Data shown:
◆ ◆ ◆ ◆
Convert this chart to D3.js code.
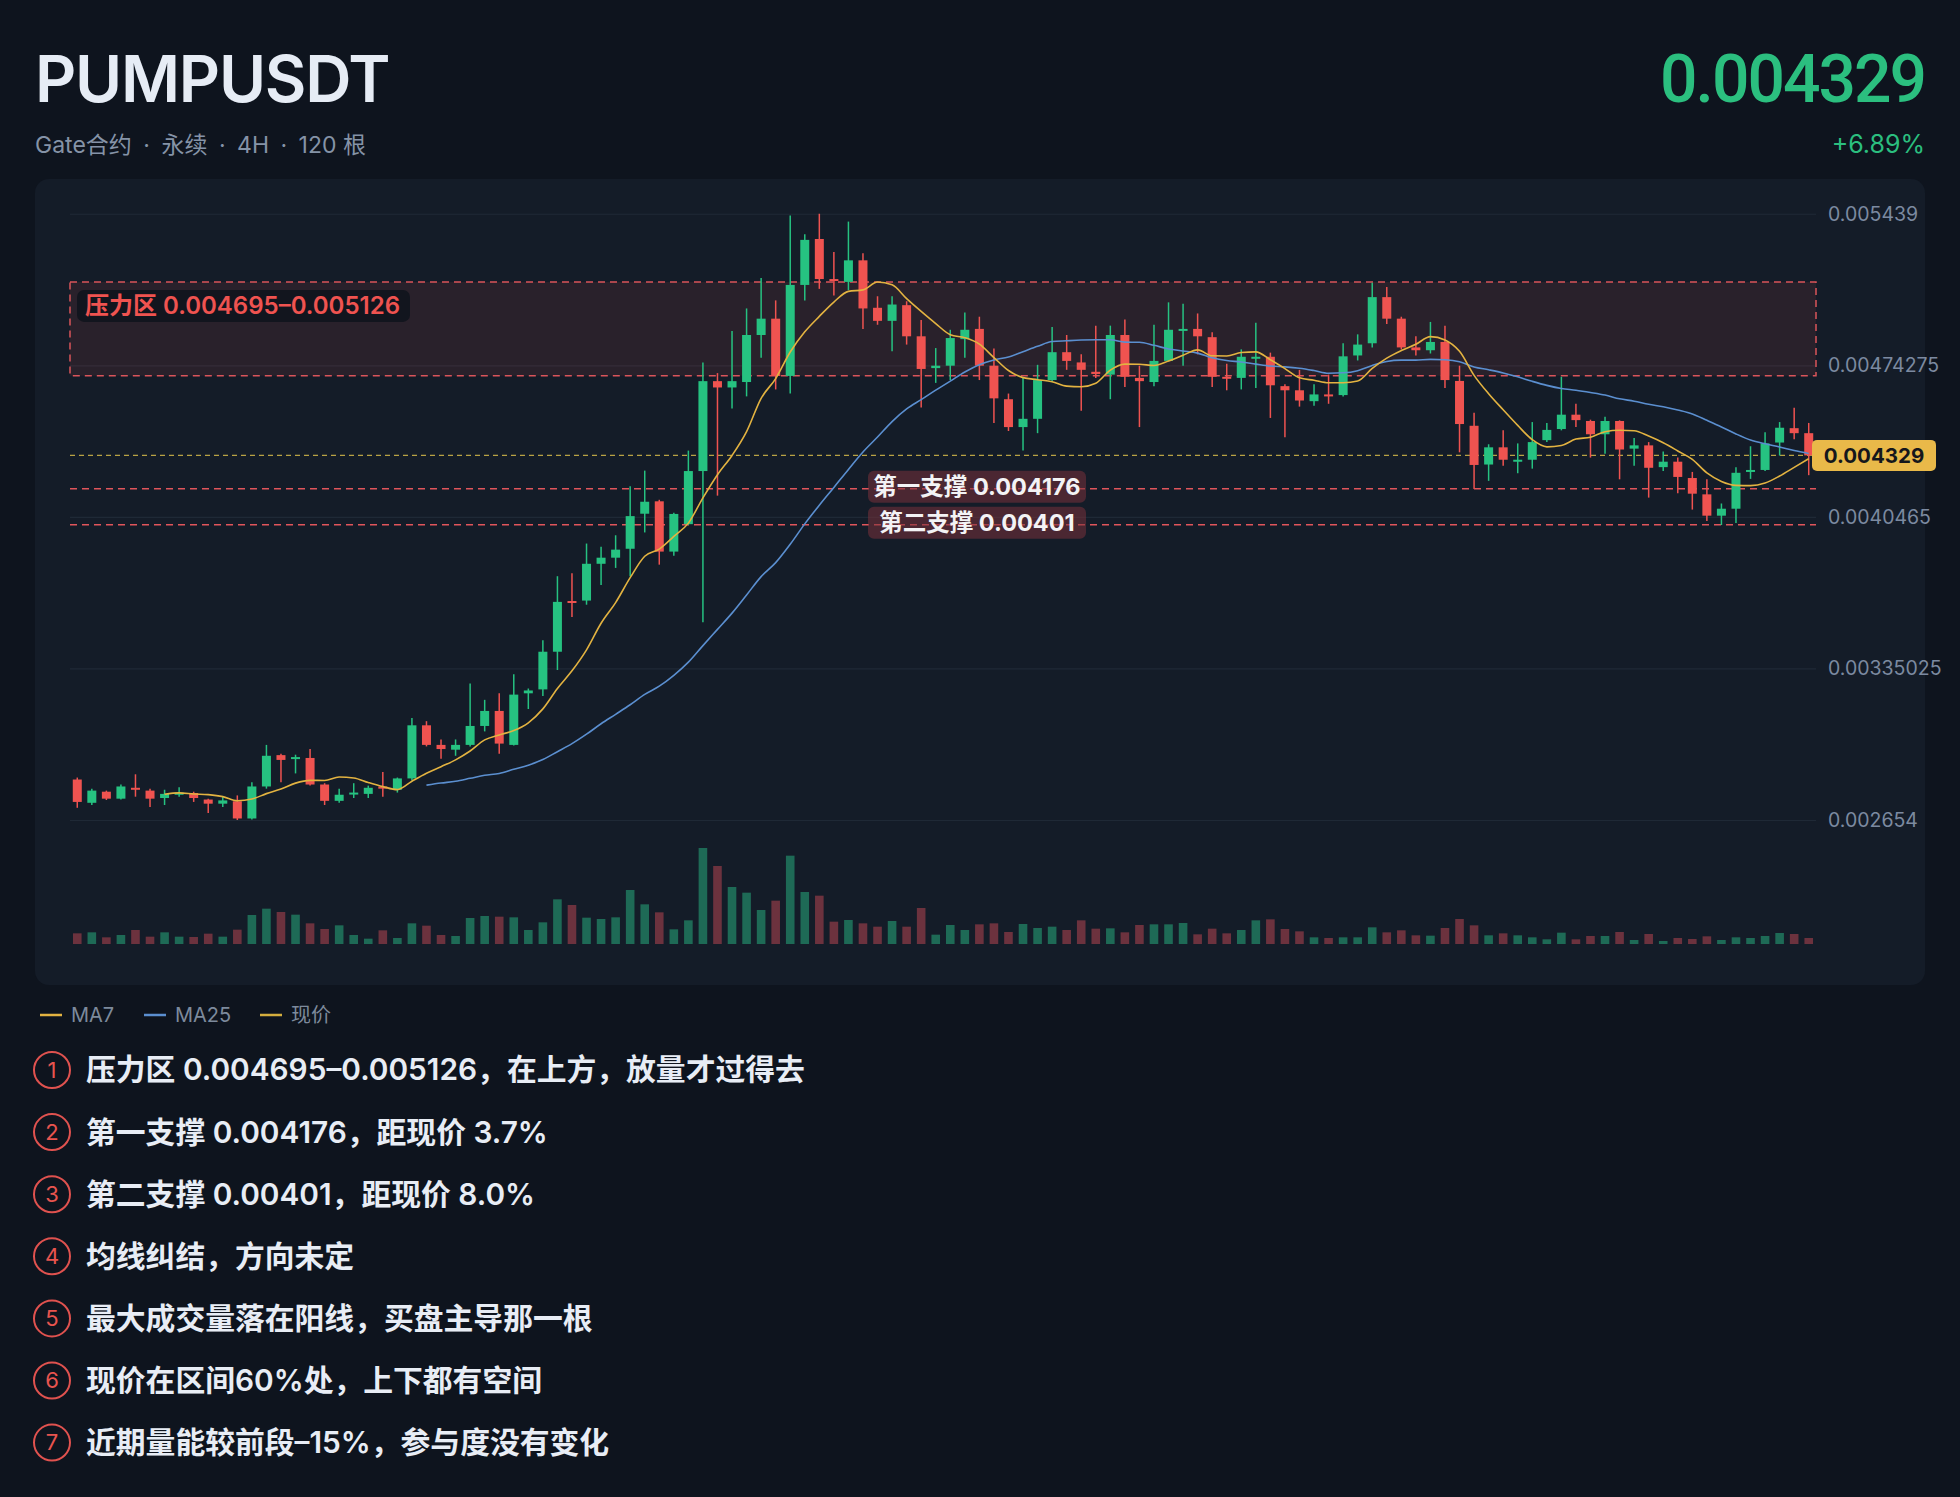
<!DOCTYPE html>
<html><head><meta charset="utf-8">
<script src="https://cdn.jsdelivr.net/npm/d3@7"></script>
<style>
html,body{margin:0;padding:0;background:#0e141e;}
svg{display:block;}
</style></head>
<body>
<svg id="chart" width="1960" height="1497"></svg>
<script>
// ---------------- DATA ----------------
const symbol = "PUMPUSDT";
const subtitle = "Gate合约\u2002·\u2002永续\u2002·\u20024H\u2002·\u2002120 根";
const lastPriceLabel = "0.004329";
const changeLabel = "+6.89%";

const opens = [
0.002840,0.002733,0.002784,0.002752,0.002802,0.002789,0.002755,0.002770,0.002778,0.002748,
0.002729,0.002740,0.002661,0.002808,0.002952,0.002935,0.002939,0.002817,0.002742,0.002774,
0.002774,0.002808,0.002793,0.002845,0.003089,0.002999,0.002977,0.002999,0.003086,0.003155,
0.002999,0.003236,0.003254,0.003427,0.003660,0.003662,0.003831,0.003859,0.003900,0.004061,
0.004118,0.003887,0.004013,0.004257,0.004670,0.004641,0.004666,0.004882,0.004957,0.004694,
0.005112,0.005323,0.005139,0.005126,0.005225,0.005007,0.004947,0.005019,0.004876,0.004730,
0.004741,0.004863,0.004910,0.004741,0.004587,0.004459,0.004497,0.004675,0.004803,0.004756,
0.004713,0.004700,0.004882,0.004685,0.004666,0.004763,0.004904,0.004910,0.004872,0.004690,
0.004685,0.004775,0.004782,0.004647,0.004628,0.004578,0.004609,0.004606,0.004788,0.004844,
0.005056,0.004957,0.004825,0.004812,0.004850,0.004671,0.004465,0.004287,0.004366,0.004300,
0.004309,0.004399,0.004450,0.004516,0.004487,0.004426,0.004487,0.004360,0.004375,0.004275,
0.004300,0.004225,0.004150,0.004052,0.004084,0.004253,0.004262,0.004388,0.004454,0.004431];

const highs = [
0.002849,0.002798,0.002789,0.002817,0.002864,0.002798,0.002793,0.002804,0.002784,0.002752,
0.002761,0.002767,0.002827,0.002999,0.002958,0.002954,0.002980,0.002823,0.002798,0.002823,
0.002812,0.002874,0.002849,0.003123,0.003108,0.003024,0.003024,0.003281,0.003206,0.003236,
0.003324,0.003258,0.003480,0.003774,0.003787,0.003924,0.003909,0.003962,0.004187,0.004259,
0.004125,0.004065,0.004351,0.004756,0.004707,0.004900,0.005004,0.005144,0.005041,0.005431,
0.005345,0.005439,0.005263,0.005403,0.005257,0.005060,0.005060,0.005037,0.004951,0.004822,
0.004906,0.004985,0.004966,0.004820,0.004613,0.004688,0.004745,0.004919,0.004882,0.004793,
0.004925,0.004925,0.004953,0.004741,0.004929,0.005032,0.005026,0.004981,0.004895,0.004750,
0.004816,0.004938,0.004801,0.004656,0.004722,0.004656,0.004700,0.004844,0.004885,0.005122,
0.005103,0.004966,0.004876,0.004942,0.004925,0.004741,0.004525,0.004380,0.004444,0.004384,
0.004482,0.004478,0.004690,0.004566,0.004493,0.004506,0.004490,0.004409,0.004390,0.004347,
0.004319,0.004253,0.004219,0.004108,0.004275,0.004371,0.004435,0.004482,0.004548,0.004478];

const lows = [
0.002710,0.002723,0.002746,0.002748,0.002761,0.002714,0.002723,0.002761,0.002737,0.002686,
0.002714,0.002654,0.002656,0.002798,0.002827,0.002868,0.002812,0.002723,0.002733,0.002755,
0.002755,0.002761,0.002780,0.002836,0.002992,0.002935,0.002949,0.002992,0.003061,0.002958,
0.002996,0.003164,0.003224,0.003343,0.003587,0.003643,0.003733,0.003812,0.003774,0.003975,
0.003827,0.003868,0.004009,0.003562,0.004144,0.004544,0.004600,0.004778,0.004632,0.004613,
0.005041,0.005094,0.005064,0.005088,0.004910,0.004929,0.004807,0.004838,0.004549,0.004662,
0.004675,0.004778,0.004675,0.004478,0.004441,0.004351,0.004431,0.004670,0.004722,0.004534,
0.004685,0.004587,0.004643,0.004459,0.004647,0.004760,0.004741,0.004793,0.004643,0.004628,
0.004632,0.004638,0.004501,0.004412,0.004553,0.004557,0.004566,0.004600,0.004765,0.004825,
0.004932,0.004816,0.004788,0.004797,0.004638,0.004343,0.004174,0.004212,0.004281,0.004247,
0.004268,0.004390,0.004444,0.004459,0.004319,0.004337,0.004219,0.004281,0.004135,0.004257,
0.004155,0.004080,0.004028,0.004009,0.004018,0.004221,0.004257,0.004328,0.004403,0.004238];

const closes = [
0.002737,0.002789,0.002752,0.002808,0.002795,0.002752,0.002774,0.002780,0.002755,0.002729,
0.002744,0.002661,0.002808,0.002949,0.002930,0.002943,0.002817,0.002742,0.002770,0.002780,
0.002802,0.002798,0.002845,0.003089,0.002999,0.002980,0.002999,0.003086,0.003155,0.003005,
0.003230,0.003249,0.003427,0.003656,0.003652,0.003831,0.003859,0.003896,0.004050,0.004116,
0.003887,0.004060,0.004257,0.004670,0.004641,0.004670,0.004882,0.004957,0.004694,0.005112,
0.005319,0.005139,0.005131,0.005225,0.005004,0.004947,0.005022,0.004876,0.004726,0.004741,
0.004868,0.004906,0.004741,0.004591,0.004459,0.004497,0.004675,0.004803,0.004763,0.004722,
0.004703,0.004882,0.004690,0.004670,0.004763,0.004906,0.004910,0.004876,0.004690,0.004685,
0.004782,0.004782,0.004651,0.004628,0.004581,0.004609,0.004604,0.004784,0.004838,0.005056,
0.004957,0.004825,0.004812,0.004850,0.004675,0.004473,0.004285,0.004366,0.004309,0.004309,
0.004390,0.004446,0.004516,0.004491,0.004426,0.004487,0.004356,0.004375,0.004272,0.004300,
0.004230,0.004153,0.004052,0.004084,0.004249,0.004262,0.004384,0.004456,0.004431,0.004329];

const volumes = [
32,35,20,27,42,22,35,22,21,31,
22,43,87,106,96,88,62,45,56,27,
16,41,18,62,55,27,24,78,84,82,
80,42,65,134,117,79,75,80,162,119,
95,44,71,288,234,171,154,102,130,265,
156,145,67,72,62,52,69,52,108,28,
57,42,59,62,36,60,48,52,42,71,
46,47,35,57,59,59,63,29,46,32,
42,71,74,45,38,20,18,20,20,50,
35,41,26,25,48,75,56,26,32,26,
20,14,34,14,24,24,36,12,30,9,
18,15,23,12,20,18,24,33,30,18];

const priceTicks = [0.005439, 0.00474275, 0.0040465, 0.00335025, 0.002654];
const tickLabels = ["0.005439", "0.00474275", "0.0040465", "0.00335025", "0.002654"];

const pressureZone = [0.004695, 0.005126];
const pressureLabel = "压力区 0.004695–0.005126";
const supports = [0.004176, 0.00401];
const supportLabels = ["第一支撑 0.004176", "第二支撑 0.00401"];
const lastPrice = 0.004329;

const legendItems = ["MA7", "MA25", "现价"];
const notes = [
  "压力区 0.004695–0.005126，在上方，放量才过得去",
  "第一支撑 0.004176，距现价 3.7%",
  "第二支撑 0.00401，距现价 8.0%",
  "均线纠结，方向未定",
  "最大成交量落在阳线，买盘主导那一根",
  "现价在区间60%处，上下都有空间",
  "近期量能较前段–15%，参与度没有变化"
];

// ---------------- STYLE ----------------
const FONT = "Inter, 'Noto Sans CJK SC', sans-serif";
const C = {
  bg: "#0e141e", panel: "#141c28", grid: "#1f2936",
  up: "#26c281", down: "#ef5350",
  volUp: "#1e6a56", volDown: "#6c323e",
  ma7: "#e3b341", ma25: "#5b8fd0", last: "#e9b949",
  axis: "#7c8aa0", title: "#e6ecf5", sub: "#8593a7", green: "#2bbf7f",
  red: "#ef5350"
};

const svg = d3.select("#chart");
svg.append("rect").attr("width",1960).attr("height",1497).attr("fill",C.bg);

// header
svg.append("text").attr("x",35).attr("y",102).attr("font-family",FONT).attr("font-size",64)
  .attr("font-weight",600).attr("letter-spacing",-1.2).attr("fill",C.title).text(symbol);
svg.append("text").attr("x",1925).attr("y",102).attr("text-anchor","end").attr("font-family","Roboto, Inter, sans-serif")
  .attr("font-size",66).attr("font-weight",500).attr("letter-spacing",-2).attr("fill",C.green).text(lastPriceLabel);
svg.append("text").attr("x",35).attr("y",153).attr("font-family",FONT).attr("font-size",23)
  .attr("fill",C.sub).text(subtitle);
svg.append("text").attr("x",1925).attr("y",153).attr("text-anchor","end").attr("font-family",FONT)
  .attr("font-size",25).attr("fill",C.green).text(changeLabel);

// panel
svg.append("rect").attr("x",35).attr("y",179).attr("width",1890).attr("height",806)
  .attr("rx",14).attr("fill",C.panel);

const x0 = 70, x1 = 1816;
const idx = d3.range(closes.length);
const x = d3.scaleBand().domain(idx).range([x0, x1]).padding(0);
const y = d3.scaleLinear().domain([0.002654, 0.005439]).range([820, 213.75]);
const yv = d3.scaleLinear().domain([0, d3.max(volumes)]).range([944, 848]);
const cx = i => x(i) + x.bandwidth()/2;

// grid
const gridG = svg.append("g").attr("transform",`translate(${x0},0)`)
  .call(d3.axisLeft(y).tickValues(priceTicks).tickSize(-(x1-x0)).tickFormat(""));
gridG.select(".domain").remove();
gridG.selectAll("line").attr("stroke",C.grid).attr("stroke-width",1.2);

// right axis labels
const axG = svg.append("g").attr("transform",`translate(${x1},0)`)
  .call(d3.axisRight(y).tickValues(priceTicks).tickSize(0).tickPadding(12)
    .tickFormat((d,i)=>tickLabels[i]));
axG.select(".domain").remove();
axG.selectAll("text").attr("font-family",FONT).attr("font-size",19.5).attr("fill",C.axis);

// pressure zone
svg.append("rect").attr("x",x0).attr("width",x1-x0)
  .attr("y",y(pressureZone[1])).attr("height",y(pressureZone[0])-y(pressureZone[1]))
  .attr("fill","rgba(239,83,80,0.10)").attr("stroke","#d9545a").attr("stroke-width",1.5)
  .attr("stroke-dasharray","7,5");

// support lines + last price line
svg.selectAll("line.sup").data(supports).join("line").attr("class","sup")
  .attr("x1",x0).attr("x2",x1).attr("y1",d=>y(d)).attr("y2",d=>y(d))
  .attr("stroke","#e0555b").attr("stroke-width",1.5).attr("stroke-dasharray","7,5");
svg.append("line").attr("x1",x0).attr("x2",x1).attr("y1",y(lastPrice)).attr("y2",y(lastPrice))
  .attr("stroke","#b9a244").attr("stroke-width",1.2).attr("stroke-dasharray","5,4");

// volume
svg.append("g").selectAll("rect").data(idx).join("rect")
  .attr("x",i=>cx(i)-4.3).attr("width",8.6)
  .attr("y",i=>yv(volumes[i])).attr("height",i=>yv(0)-yv(volumes[i]))
  .attr("fill",i=>closes[i]>=opens[i]?C.volUp:C.volDown);

// candles
const cg = svg.append("g");
cg.selectAll("line").data(idx).join("line")
  .attr("x1",cx).attr("x2",cx).attr("y1",i=>y(highs[i])).attr("y2",i=>y(lows[i]))
  .attr("stroke",i=>closes[i]>=opens[i]?C.up:C.down).attr("stroke-width",1.5);
cg.selectAll("rect").data(idx).join("rect")
  .attr("x",i=>cx(i)-4.5).attr("width",9)
  .attr("y",i=>y(Math.max(opens[i],closes[i])))
  .attr("height",i=>Math.max(2, Math.abs(y(opens[i])-y(closes[i]))))
  .attr("fill",i=>closes[i]>=opens[i]?C.up:C.down);

// moving averages
function ma(n){ return idx.filter(i=>i>=n-1).map(i=>[i, d3.mean(closes.slice(i-n+1,i+1))]); }
const lineGen = d3.line().x(d=>cx(d[0])).y(d=>y(d[1])).curve(d3.curveMonotoneX);
svg.append("path").attr("d",lineGen(ma(25))).attr("fill","none").attr("stroke",C.ma25).attr("stroke-width",1.6);
svg.append("path").attr("d",lineGen(ma(7))).attr("fill","none").attr("stroke",C.ma7).attr("stroke-width",1.6);

// pressure label
const pl = svg.append("g");
pl.append("rect").attr("x",77).attr("y",y(pressureZone[1])+8).attr("width",333).attr("height",32).attr("rx",7)
  .attr("fill","rgba(14,19,28,0.85)");
pl.append("text").attr("x",85).attr("y",y(pressureZone[1])+24).attr("dy","0.35em")
  .attr("font-family",FONT).attr("font-size",24).attr("font-weight",600).attr("fill",C.red).text(pressureLabel);

// support labels
const sl = svg.append("g").selectAll("g").data(supports).join("g");
sl.append("rect").attr("x",868).attr("width",218).attr("y",d=>y(d)-18).attr("height",32).attr("rx",6)
  .attr("fill","rgba(120,50,58,0.55)");
sl.append("text").attr("x",977).attr("y",d=>y(d)-2).attr("dy","0.35em").attr("text-anchor","middle")
  .attr("font-family",FONT).attr("font-size",23.5).attr("font-weight",700).attr("fill","#f3f3f5")
  .text((d,i)=>supportLabels[i]);

// last price tag
svg.append("rect").attr("x",1812).attr("y",y(lastPrice)-15.5).attr("width",124).attr("height",31).attr("rx",5)
  .attr("fill",C.last);
svg.append("text").attr("x",1874).attr("y",y(lastPrice)).attr("dy","0.35em").attr("text-anchor","middle")
  .attr("font-family",FONT).attr("font-size",20.5).attr("font-weight",700).attr("fill","#15171c").text(lastPriceLabel);

// legend
const legColors = [C.ma7, C.ma25, "#d4ae3e"];
const legX = [40, 144, 260];
const lg = svg.append("g").selectAll("g").data(legendItems).join("g")
  .attr("transform",(d,i)=>`translate(${legX[i]},1015)`);
lg.append("line").attr("x1",0).attr("x2",22).attr("stroke",(d,i)=>legColors[i]).attr("stroke-width",2.5);
lg.append("text").attr("x",31).attr("dy","0.35em").attr("font-family",FONT).attr("font-size",20)
  .attr("fill","#7d8a9c").text(d=>d);

// notes
const ng = svg.append("g").selectAll("g").data(notes).join("g")
  .attr("transform",(d,i)=>`translate(0,${1070 + i*62.1})`);
ng.append("circle").attr("cx",52).attr("cy",0).attr("r",18).attr("fill","none")
  .attr("stroke","#e0524f").attr("stroke-width",2);
ng.append("text").attr("x",52).attr("dy","0.35em").attr("text-anchor","middle").attr("font-family",FONT)
  .attr("font-size",22).attr("fill","#e8544f").text((d,i)=>i+1);
ng.append("text").attr("x",86).attr("dy","0.35em").attr("font-family",FONT).attr("font-size",29.8)
  .attr("font-weight",600).attr("fill","#e8edf5").text(d=>d);
</script>
</body></html>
◆ ◆ ◆ ◆
Aim of the exercise: Select and copy every line of the material that holds the string "chart".

Answer to the task:
Convert this chart to D3.js code.
<svg id="chart" width="1960" height="1497"></svg>
const svg = d3.select("#chart");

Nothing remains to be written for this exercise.